The proposed framework provides guidance to public health practitioners on critical parameters to consider during the evaluation of cholera surveillance systems in Africa. To better understand the feasibility in implementing the proposed parameters in this conceptual framework, future research should focus on piloting this framework in selected African countries. In addition, the response component should be incorporated to complete the surveillance and response spectrum.
Conclusion
Several guidelines exist for cholera, some of which include guidance for cholera surveillance as well as a monitoring framework for national cholera plans that could be adapted for the evaluation of cholera surveillance systems. However, the current surveillance frameworks are missing critical indicators of core functions and mechanisms that are critical to the optimal functioning of a good cholera surveillance system such as digital infrastructure and system interoperability, cross-border surveillance, predictive and forecasting capabilities, laboratory and surveillance networks, system financing. This study assumes that if these components are considered and integrated within the framework of surveillance system evaluations for cholera and other communicable diseases, countries would be better placed to understand where the surveillance gaps are and work towards addressing them. The IDSR strategy implemented by the WHO Africa region and the integrated disease surveillance strategy implemented by the WHO EMRO (Eastern Mediterranean) region could be a good way to start.
Acknowledgements
The authors would like to thank Moses Otieno for facilitating some of the focus group discussions in Nairobi and all the focal points from the different facilities who took part in the study. They would also like to acknowledge the insights provided by Dr Philip Ngere (National event-based surveillance focal point) for his valuable contributions. We also acknowledge the contributions of all key informants as well as participants of the focus group discussions.
Competing interests
The authors declare that they have no financial or personal relationships that may have inappropriately influenced them in writing this article.
Authors’ contributions
K.M. developed the original idea for this study including the study design and methodology. K.M., N.T.F. and L.K.B. analysed the data. K.M., G.P., N.N. and L.K.B. reviewed and improved the article.

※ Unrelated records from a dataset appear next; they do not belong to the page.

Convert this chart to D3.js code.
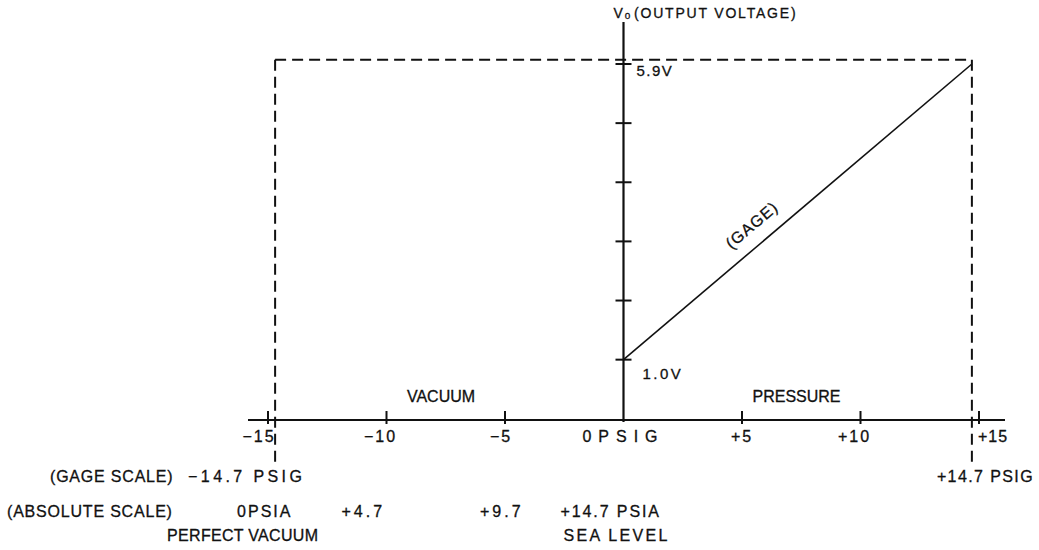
<!DOCTYPE html>
<html>
<head>
<meta charset="utf-8">
<script src="https://cdn.jsdelivr.net/npm/d3@7"></script>
<style>
  html, body { margin: 0; padding: 0; background: #fff; }
  svg { display: block; }
  text { font-family: "Liberation Sans", Arial, sans-serif; fill: #111; stroke: #111; stroke-width: 0.3; }
</style>
</head>
<body>
<svg id="chart" width="1039" height="550"></svg>
<script>
// ---------------- data ----------------
const gageTicks = [-15, -10, -5, 0, 5, 10, 15];
const gageTickLabels = ["\u221215", "\u221210", "\u22125", "0PSIG", "+5", "+10", "+15"];
const voltTicks = [1.0, 1.98, 2.96, 3.94, 4.92, 5.9];
const voltTickLabels = ["1.0V", "", "", "", "", "5.9V"];
const gagePsig = [0, 14.7];          // x of the gage line
const gageVolts = [1.0, 5.9];        // output voltage of the gage line
const rangeLimits = [-14.7, 14.7];   // dashed limit lines (PSIG)
const fullScaleVolts = 5.97;         // dashed top line
const regionLabels = ["VACUUM", "PRESSURE"];
const regionCentres = [-7.7, 7.3];
const gageScaleLabels = ["(GAGE SCALE)", "\u221214.7 PSIG", "+14.7 PSIG"];
const absoluteScaleLabels = ["0PSIA", "+4.7", "+9.7", "+14.7 PSIA"];
const absoluteScaleAt = [-14.7, -10, -5, 0];
const footLabels = ["PERFECT VACUUM", "SEA LEVEL"];

// ---------------- layout ----------------
const svg = d3.select("#chart");
const x = d3.scaleLinear().domain([-15, 15]).range([268, 979]);
const y = d3.scaleLinear().domain([0, 5.9]).range([420, 64]);
const axisY = y(0);
const ink = "#111";
const FS = 16;

// dashed limits
const dash = "11,6";
svg.append("line")
  .attr("x1", x(rangeLimits[0])).attr("x2", x(rangeLimits[1]))
  .attr("y1", y(fullScaleVolts)).attr("y2", y(fullScaleVolts))
  .attr("stroke", ink).attr("stroke-width", 2).attr("stroke-dasharray", dash);
svg.selectAll("line.limit").data(rangeLimits).enter().append("line")
  .attr("class", "limit")
  .attr("x1", d => x(d)).attr("x2", d => x(d))
  .attr("y1", y(fullScaleVolts)).attr("y2", axisY + 45)
  .attr("stroke", ink).attr("stroke-width", 2).attr("stroke-dasharray", dash);

// x axis (gage scale)
svg.append("line")
  .attr("x1", x(-15) - 20).attr("x2", x(15) + 26)
  .attr("y1", axisY).attr("y2", axisY)
  .attr("stroke", ink).attr("stroke-width", 2);
svg.selectAll("line.xtick").data(gageTicks.filter(d => d !== 0)).enter().append("line")
  .attr("class", "xtick")
  .attr("x1", d => x(d)).attr("x2", d => x(d))
  .attr("y1", axisY - 9).attr("y2", axisY + 4)
  .attr("stroke", ink).attr("stroke-width", 2);
const xLabelDx = [-9, -6, -4, 0, 0, -6, 14];
const xLabelLs = [2, 2, 2, 7, 2, 2, 1];
svg.selectAll("text.xlab").data(gageTicks).enter().append("text")
  .attr("class", "xlab")
  .attr("x", (d, i) => x(d) + xLabelDx[i])
  .attr("y", axisY + 22)
  .attr("text-anchor", "middle")
  .attr("font-size", FS)
  .attr("letter-spacing", (d, i) => xLabelLs[i])
  .text((d, i) => gageTickLabels[i]);

// y axis (output voltage)
svg.append("line")
  .attr("x1", x(0)).attr("x2", x(0))
  .attr("y1", 22).attr("y2", axisY + 2)
  .attr("stroke", ink).attr("stroke-width", 2.2);
svg.selectAll("line.ytick").data(voltTicks).enter().append("line")
  .attr("class", "ytick")
  .attr("x1", x(0) - 8).attr("x2", x(0) + 8)
  .attr("y1", d => y(d)).attr("y2", d => y(d))
  .attr("stroke", ink).attr("stroke-width", 2);
svg.selectAll("text.ylab").data(voltTicks).enter().append("text")
  .attr("class", "ylab")
  .attr("x", (d, i) => x(0) + (i === 0 ? 19 : 13))
  .attr("y", (d, i) => y(d) + (i === 0 ? 19 : 12))
  .attr("font-size", 15)
  .attr("letter-spacing", (d, i) => i === 0 ? 2.5 : 1.5)
  .text((d, i) => voltTickLabels[i]);

// y axis title
const title = svg.append("text").attr("x", x(0) - 10).attr("y", 18).attr("font-size", 14).attr("letter-spacing", 1.8);
title.append("tspan").text("V");
title.append("tspan").attr("font-size", 10).attr("dy", 1).text("o");
title.append("tspan").attr("dy", -1).attr("dx", 2).text("(OUTPUT VOLTAGE)");

// gage line
const pts = gagePsig.map((p, i) => [x(p), y(gageVolts[i])]);
svg.append("path")
  .attr("d", d3.line()(pts))
  .attr("fill", "none").attr("stroke", ink).attr("stroke-width", 1.6);
const ang = Math.atan2(pts[1][1] - pts[0][1], pts[1][0] - pts[0][0]) * 180 / Math.PI;
const lp = 5.95;
const lv = gageVolts[0] + (gageVolts[1] - gageVolts[0]) * (lp - gagePsig[0]) / (gagePsig[1] - gagePsig[0]);
svg.append("text")
  .attr("transform", `translate(${x(lp)},${y(lv)}) rotate(${ang}) translate(0,-14)`)
  .attr("text-anchor", "middle")
  .attr("font-size", FS)
  .attr("letter-spacing", 1)
  .text("(GAGE)");

// region labels
svg.selectAll("text.region").data(regionLabels).enter().append("text")
  .attr("class", "region")
  .attr("x", (d, i) => x(regionCentres[i]))
  .attr("y", axisY - 18)
  .attr("text-anchor", "middle")
  .attr("font-size", FS)
  .text(d => d);

// gage scale row
const rowGage = 482;
svg.append("text").attr("x", 50).attr("y", rowGage).attr("font-size", FS).attr("letter-spacing", 0.8).text(gageScaleLabels[0]);
svg.append("text").attr("x", x(rangeLimits[0]) - 87).attr("y", rowGage).attr("font-size", FS).attr("letter-spacing", 3.4).text(gageScaleLabels[1]);
svg.append("text").attr("x", x(rangeLimits[1]) - 35).attr("y", rowGage).attr("font-size", FS).attr("letter-spacing", 1.4).text(gageScaleLabels[2]);

// absolute scale row
const rowAbs = 517;
svg.append("text").attr("x", 7).attr("y", rowAbs).attr("font-size", FS).attr("letter-spacing", 0.8).text("(ABSOLUTE SCALE)");
const absDx = [-38, -45, -25, -63];
const absLs = [2, 3, 3, 1.9];
svg.selectAll("text.abs").data(absoluteScaleAt).enter().append("text")
  .attr("class", "abs")
  .attr("x", (d, i) => x(d) + absDx[i])
  .attr("y", rowAbs)
  .attr("font-size", FS)
  .attr("letter-spacing", (d, i) => absLs[i])
  .text((d, i) => absoluteScaleLabels[i]);

// foot labels
const footAt = [-14.7, 0];
const footDx = [-108, -60];
const footLs = [0.3, 2.3];
svg.selectAll("text.foot").data(footLabels).enter().append("text")
  .attr("class", "foot")
  .attr("x", (d, i) => x(footAt[i]) + footDx[i])
  .attr("y", 541)
  .attr("font-size", FS)
  .attr("letter-spacing", (d, i) => footLs[i])
  .text(d => d);
</script>
</body>
</html>
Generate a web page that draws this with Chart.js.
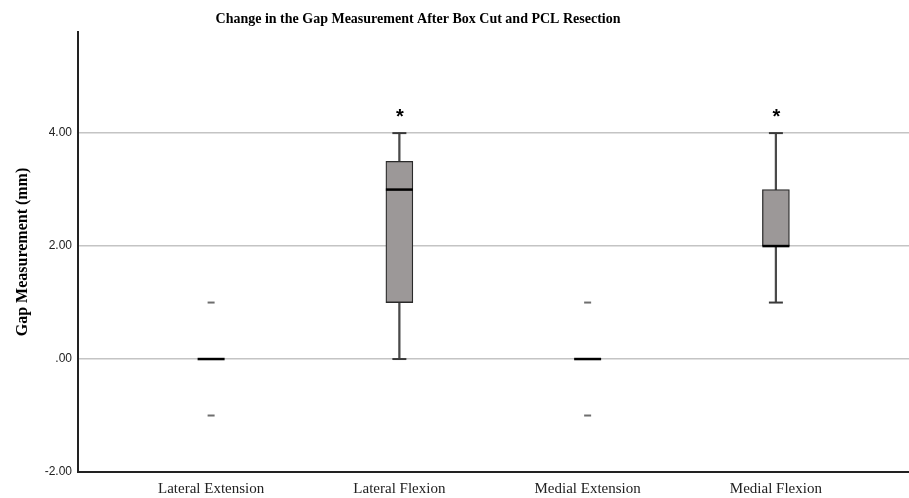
<!DOCTYPE html>
<html>
<head>
<meta charset="utf-8">
<title>Change in the Gap Measurement After Box Cut and PCL Resection</title>
<script src="https://cdn.jsdelivr.net/npm/chart.js@4.4.1/dist/chart.umd.min.js"></script>
<style>
  html, body { margin: 0; padding: 0; background: #ffffff; }
  #wrap { width: 909px; height: 498px; position: relative; }
</style>
</head>
<body>
<div id="wrap"><canvas id="chart" width="909" height="498"></canvas></div>
<script>
// Box-plot summary per group (mm)
const categories = ['Lateral Extension', 'Lateral Flexion', 'Medial Extension', 'Medial Flexion'];
const mins    = [0, 0,   0, 1];
const q1s     = [0, 1,   0, 2];
const medians = [0, 3,   0, 2];
const q3s     = [0, 3.5, 0, 3];
const maxs    = [0, 4,   0, 4];
const outliers = [[1, -1], [], [1, -1], []];
const significant = [false, true, false, true];

const yTicks = [-2, 0, 2, 4];
const titleText = 'Change in the Gap Measurement After Box Cut and PCL Resection';

function fmtTick(v) {
  const s = Math.abs(v).toFixed(2);
  const t = s.startsWith('0') ? s.slice(1) : s;
  return (v < 0 ? '-' : '') + t;
}

const whiskerData = categories.map((c, i) => ({ x: i, y: [mins[i], maxs[i]] }));
const boxData = categories.map((c, i) => ({ x: i, y: [q1s[i], q3s[i]] }));
const medianData = categories.map((c, i) => ({ x: i, y: medians[i] }));
const capData = [];
categories.forEach((c, i) => {
  if (maxs[i] > q3s[i]) capData.push({ x: i, y: maxs[i] });
  if (mins[i] < q1s[i]) capData.push({ x: i, y: mins[i] });
});
const outlierData = [];
outliers.forEach((list, i) => list.forEach(v => outlierData.push({ x: i, y: v })));

// Title and significance asterisks
const annotations = {
  id: 'annotations',
  afterDraw(chart) {
    const ctx = chart.ctx;
    const xs = chart.scales.x, ys = chart.scales.y;
    ctx.save();
    ctx.fillStyle = '#000';
    ctx.font = 'bold 14px "Liberation Serif", "Times New Roman", serif';
    ctx.textAlign = 'center';
    ctx.textBaseline = 'middle';
    ctx.fillText(titleText, 418, 19);

    ctx.font = 'bold 20px "Liberation Sans", Arial, sans-serif';
    ctx.textBaseline = 'alphabetic';
    significant.forEach((s, i) => {
      if (!s) return;
      ctx.fillText('*', xs.getPixelForValue(i) + 0.5, ys.getPixelForValue(maxs[i]) - 10);
    });
    ctx.restore();
  }
};

new Chart(document.getElementById('chart'), {
  type: 'bar',
  data: {
    datasets: [
      {
        type: 'bar', data: whiskerData, grouped: false, order: 4,
        barThickness: 1.6, backgroundColor: '#4a4a4a', borderWidth: 0
      },
      {
        type: 'bar', data: boxData, grouped: false, order: 3,
        barThickness: 27, backgroundColor: '#9c9898',
        borderColor: '#2a2a2a', borderWidth: 1.3, borderSkipped: false
      },
      {
        type: 'scatter', data: capData, order: 2,
        pointStyle: 'line', radius: 7, borderWidth: 2, borderColor: '#3a3a3a'
      },
      {
        type: 'scatter', data: outlierData, order: 2,
        pointStyle: 'line', radius: 3.5, borderWidth: 2, borderColor: '#6e6e6e'
      },
      {
        type: 'scatter', data: medianData, order: 1,
        pointStyle: 'line', radius: 13.5, borderWidth: 2.5, borderColor: '#000'
      }
    ]
  },
  options: {
    responsive: false,
    animation: false,
    events: [],
    layout: { autoPadding: false, padding: { top: 32, left: 0, right: 0, bottom: 0 } },
    plugins: {
      legend: { display: false },
      tooltip: { enabled: false },
      title: { display: false }
    },
    scales: {
      x: {
        type: 'linear',
        offset: false,
        min: -0.707, max: 3.707,
        afterBuildTicks(scale) { scale.ticks = categories.map((c, i) => ({ value: i })); },
        afterFit(scale) { scale.height = 26; scale.paddingLeft = 0; scale.paddingRight = 0; },
        ticks: {
          callback: v => categories[v],
          font: { family: '"Liberation Serif", "Times New Roman", serif', size: 15 },
          color: '#222', padding: 8, maxRotation: 0, autoSkip: false
        },
        grid: { display: false, drawTicks: false, offset: false },
        border: { display: true, color: '#222', width: 2 }
      },
      y: {
        type: 'linear',
        min: -2, max: 5.79,
        afterBuildTicks(scale) { scale.ticks = yTicks.map(v => ({ value: v })); },
        afterFit(scale) { scale.width = 78; },
        ticks: {
          callback: v => fmtTick(v),
          font: { family: '"Liberation Sans", Arial, sans-serif', size: 12 },
          color: '#222', padding: 6
        },
        grid: { color: '#c4c4c4', lineWidth: 1.5, drawTicks: false },
        border: { display: true, color: '#222', width: 2 },
        title: {
          display: true,
          text: 'Gap Measurement (mm)',
          font: { family: '"Liberation Serif", "Times New Roman", serif', size: 16, weight: 'bold' },
          color: '#000',
          padding: { top: 13, bottom: 0 }
        }
      }
    }
  },
  plugins: [annotations]
});
</script>
</body>
</html>
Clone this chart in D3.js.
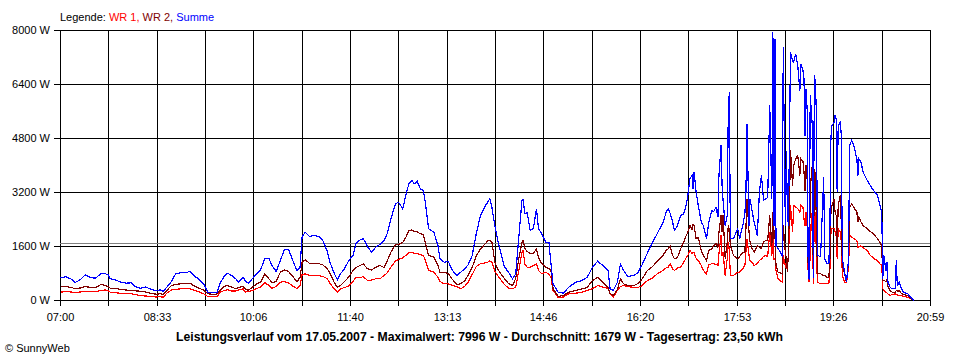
<!DOCTYPE html>
<html><head><meta charset="utf-8">
<script src="https://cdn.jsdelivr.net/npm/d3@7"></script>
<style>
body{margin:0;background:#fff}
svg{display:block}
text{font-family:"Liberation Sans",Arial,sans-serif;font-size:11px;fill:#000}
</style>
</head><body>
<svg id="chart" width="960" height="360"></svg>
<script>
// minutes after 07:00
const minutes = [
0,5,10,14,19,24,29,34,39,43, 46,48,53,58,63,68,72,77,82,87,
92,96,99,103,107,111,116,121,125,129, 133,138,142,148,151,154,158,161,165,169,
172,176,178,181,185,189,193,197,201,204, 208,212,216,220,224,228,231,233,236,240,
244,249,253,257,260,264,267,270,274,278, 282,285,288,292,296,300,304,308,312,315,
319,323,326,330,333,336,339,341,344,347, 350,352,355,360,364,366,370,374,378,382,
386,390,393,397,401,405,409,412,414,416, 419,421,424,428,432,436,439,442,445,446,
448,450,453,456,459,461,464,468,471,473, 475,480,485,490,497,503,508,513,518,523,
528,530,533,537,540,543,547,553,557,561, 566,571,576,581,584,586,588,590,592,595,
598,601,603,605,607,609,610,611,613,615, 618,620,623,625,628,630,632,634,635,637,
638,639,641,643,644,645,646,649,653,655, 658,660,661,662,664,665,667,669,672,674,
676,678,680,682,684,686,687,688,689,690, 692,696,697,699,700,701,702,704,706,707,
709,711,713,714,716,717,718,719,720,721, 722,723,724,725,726,727,728,729,730,733,
736,737,739,741,742,743,744,746,747,748, 749,750,752,753,754,756,758,759,760,761,
763,765,768,769,770,772,774,778,781,784, 788,791,792,793,794,796,797,798,800,802,
805,806,807,809,811,813,817,820,823
];
// Summe (W)
const summe = [
673,702,643,533,613,761,673,664,800,800, 756,643,607,548,513,524,415,364,400,335,
287,317,267,415,563,791,821,821,868,726, 643,495,246,228,237,513,726,809,741,643,
542,690,593,513,643,791,910,1244,1244,1037, 859,1185,1511,1511,1185,889,987,1896,2024,1896,
1926,1896,1778,1481,1126,800,613,791,948,1185, 1333,1680,1778,1837,1600,1431,1579,1659,1778,1976,
2459,2865,2913,2717,3111,3467,3556,3452,3535,3310, 3259,2865,2124,2024,1630,1235,1135,1156,889,741,
839,948,1052,1333,1985,2519,2770,2913,3013,2765, 2193,1876,1481,1007,839,643,791,1876,2963,2984,
2569,2607,2074,2133,2717,2124,1985,1719,1727,1087, 495,246,216,394,542,593,690,987,1164,1037,
889,347,296,542,1087,889,711,741,830,1067, 1407,1719,2015,2311,2607,2717,2578,2370,2074,2222,
2519,2569,2765,3111,3606,3704,3310,3802,3209,2815, 2320,2222,1828,2273,2667,2637,2765,2468,3704,4593,
3407,2963,2222,2519,5680,6172,1828,1837,2124,1837, 2222,2569,3209,5236,2222,3013,2637,2320,1926,3209,
3704,2963,3013,3052,5778,3022,7950,2222,7754,1630, 1541,1333,7506,2222,4444,2607,2222,7358,7111,7061,
7310,6963,6222,7013,6815,6569,4889,6273,5680,1185, 593,6074,5630,5185,652,6667,6469,5481,1333,1304,
3654,1244,1087,1087,2222,4839,5185,5283,5481,5384, 3209,5185,5283,4889,1235,870,545,889,1244,4593,
4741,4593,4198,3704,4198,4098,3802,3556,3407,3259, 3111,2717,2616,643,1333,889,1135,542,394,347,
347,1185,444,542,347,246,199,98,0
];
// WR 2 (W)
const wr2 = [
415,415,385,356,370,415,385,385,474,444, 415,364,356,326,311,296,287,276,252,216,
187,199,178,311,444,474,495,504,513,430, 370,311,199,178,193,296,415,444,400,347,
385,415,347,296,394,489,542,785,643,533, 563,839,904,859,711,548,690,1126,1206,1105,
1096,1096,1052,948,800,533,394,444,563,696, 889,978,1022,1087,939,904,987,1037,978,1170,
1452,1659,1659,1719,1867,2074,2089,2044,2030,1976, 1956,1680,1333,1283,1037,839,830,800,622,474,
495,593,741,978,1333,1526,1659,1763,1778,1727, 1126,978,815,652,504,444,652,1244,1719,1778,
1541,1452,1393,1393,1532,1283,1096,987,948,889, 347,119,148,246,296,347,385,593,681,548,
394,207,148,326,643,495,444,444,504,643, 889,1007,1185,1333,1481,1532,1600,1363,1235,1274,
1532,1727,1896,2024,2222,2104,2243,2222,1828,1867, 1481,1333,1185,1481,1532,1630,1689,1579,2024,2519,
2024,2519,1235,1727,2222,2074,1630,1333,1235,1304, 1422,1431,2124,3013,2024,1727,1541,1431,1630,1570,
1541,1727,1778,1778,2519,1630,2616,1837,2074,1037, 839,791,2222,1431,1235,839,1431,4444,3407,4000,
4198,4296,3704,4198,4119,3802,3259,4000,3606,1037, 593,3209,3704,4000,652,3902,3704,2222,791,791,
741,741,690,690,1235,2616,2815,3013,2616,2519, 1630,2815,3111,2222,1037,800,540,840,1200,2765,
2865,2765,2616,2320,2468,2320,2222,2124,2044,1976, 1828,1680,1630,600,593,563,643,415,296,246,
246,296,281,281,207,178,148,50,0
];
// WR 1 (W)
const wr1 = [
246,267,252,228,252,276,267,267,296,311, 296,246,228,216,207,199,178,148,133,119,
104,110,98,230,311,326,347,347,347,305, 267,199,119,110,119,246,296,317,281,281,
317,347,246,267,296,356,394,533,444,364, 415,542,563,513,430,356,444,770,791,741,
741,741,711,652,504,341,246,347,385,430, 563,690,667,711,593,607,643,643,741,815,
1007,1170,1215,1265,1333,1422,1422,1402,1384,1363, 1333,1185,889,839,690,563,495,495,444,415,
347,430,533,770,1007,1087,1111,1135,1170,1126, 859,770,643,474,370,347,394,889,1422,1481,
1067,987,987,1037,1087,889,800,839,770,690, 296,89,104,199,216,246,296,347,444,400,
356,199,98,296,415,444,415,385,385,444, 593,673,800,889,963,987,1087,948,889,963,
987,1135,1244,1333,1481,1393,1431,1422,1244,1185, 1037,889,791,1058,1087,1087,1067,1037,1384,1926,
1333,1431,741,1244,1727,1481,741,741,839,839, 948,1037,1431,1828,1333,1185,1126,1037,1096,1185,
1235,1304,1333,1304,2024,1333,1828,1235,1244,889, 643,542,1333,1037,939,948,1333,2815,2024,2815,
2765,2726,2616,2815,2756,2421,2222,2616,2222,889, 540,1431,2370,2616,495,2667,2569,1235,542,495,
495,495,495,495,939,2024,2133,2124,2024,1926, 1235,2124,2024,1727,741,542,530,741,1037,1926,
1876,1837,1778,1579,1600,1615,1570,1481,1333,1259, 1170,1058,1052,347,296,246,222,193,148,178,
199,178,163,148,139,127,89,50,0
];
const yTicks = [0, 1600, 3200, 4800, 6400, 8000];
const xTickLabels = ["07:00","08:33","10:06","11:40","13:13","14:46","16:20","17:53","19:26","20:59"];
const dayLength = 839;      // 07:00 .. 20:59 in minutes
const gridCount = 18;
const average = 1679;
const titleText = "Leistungsverlauf vom 17.05.2007 - Maximalwert: 7996 W - Durchschnitt: 1679 W - Tagesertrag: 23,50 kWh";

const svg = d3.select("#chart");
const x = d3.scaleLinear().domain([0, dayLength]).range([60, 930]);
const y = d3.scaleLinear().domain([0, 8000]).range([300, 30]);
const xGrid = d3.range(gridCount + 1).map(i => i * dayLength / gridCount);

// grid
const g = svg.append("g").attr("shape-rendering", "crispEdges");
g.selectAll("line.v").data(xGrid).join("line")
  .attr("x1", d => Math.round(x(d)) + 0.5).attr("x2", d => Math.round(x(d)) + 0.5)
  .attr("y1", y(8000)).attr("y2", y(0))
  .attr("stroke", "#000").attr("stroke-width", 1);
g.selectAll("line.h").data(yTicks).join("line")
  .attr("x1", x(0)).attr("x2", Math.round(x(dayLength)) + 1)
  .attr("y1", d => Math.round(y(d)) + 0.5).attr("y2", d => Math.round(y(d)) + 0.5)
  .attr("stroke", "#000").attr("stroke-width", 1);

// axes
const xAxis = d3.axisBottom(x).tickValues(xGrid).tickSize(5).tickSizeOuter(0).tickPadding(8)
  .tickFormat((d, i) => i % 2 === 0 ? xTickLabels[i / 2] : "");
const ax = svg.append("g").attr("transform", "translate(0.5,300.5)").attr("shape-rendering","crispEdges").call(xAxis);
ax.select(".domain").remove();
ax.selectAll(".tick line").attr("stroke", "#000");
ax.selectAll("text").attr("font-size", 11).attr("font-family", null).style("fill","#000");
ax.selectAll(".tick").attr("transform", d => `translate(${Math.round(x(d))},0)`);

const yAxis = d3.axisLeft(y).tickValues(yTicks).tickSize(6).tickSizeOuter(0).tickPadding(4)
  .tickFormat(d => d + " W");
const ay = svg.append("g").attr("transform", "translate(60,0.5)").attr("shape-rendering","crispEdges").call(yAxis);
ay.select(".domain").remove();
ay.selectAll(".tick line").attr("stroke", "#000");
ay.selectAll("text").attr("font-size", 11).attr("font-family", null).style("fill","#000");
ay.selectAll(".tick").attr("transform", d => `translate(0,${Math.round(y(d))})`);

// average line
svg.append("line").attr("shape-rendering", "crispEdges")
  .attr("x1", x(0)).attr("x2", x(dayLength))
  .attr("y1", Math.round(y(average)) + 0.5).attr("y2", Math.round(y(average)) + 0.5)
  .attr("stroke", "#808080").attr("stroke-width", 1);

// series
const series = [
  {name: "WR 1", values: wr1, color: "#ff0000"},
  {name: "WR 2", values: wr2, color: "#800000"},
  {name: "Summe", values: summe, color: "#0000ff"}
];
const line = d3.line().x(d => x(d[0]) + 0.5).y(d => y(d[1]) + 0.5);
svg.append("g").selectAll("path").data(series).join("path")
  .attr("d", s => line(minutes.map((m, i) => [m, s.values[i]])))
  .attr("fill", "none").attr("stroke", s => s.color).attr("stroke-width", 1.2)
  .attr("shape-rendering", "crispEdges");

// legend
const leg = svg.append("text").attr("x", 60).attr("y", 21);
leg.append("tspan").text("Legende: ");
series.forEach((s, i) => {
  leg.append("tspan").style("fill", s.color).text(s.name + (i < series.length - 1 ? ", " : ""));
});

// title
svg.append("text").attr("x", 479.5).attr("y", 341).attr("text-anchor", "middle")
  .attr("font-weight", "bold").style("font-size", "12px")
  .attr("textLength", 607).attr("lengthAdjust", "spacingAndGlyphs").text(titleText);

// copyright
svg.append("text").attr("x", 5).attr("y", 352).text("\u00A9 SunnyWeb");
</script>
</body></html>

All authors provided feedback and approved the content of the final article.
Funding information
This research received no specific grant from any funding agency in the public, commercial or not-for-profit sectors.
Data availability
All data analysed and discussed are included in this article.
Disclaimer
The views and opinions expressed in this article are those of the authors and are the product of professional research. The article does not necessarily reflect the official policy or position of any affiliated institution, funder, agency, or that of the publisher. The authors are responsible for this article’s results, findings and content.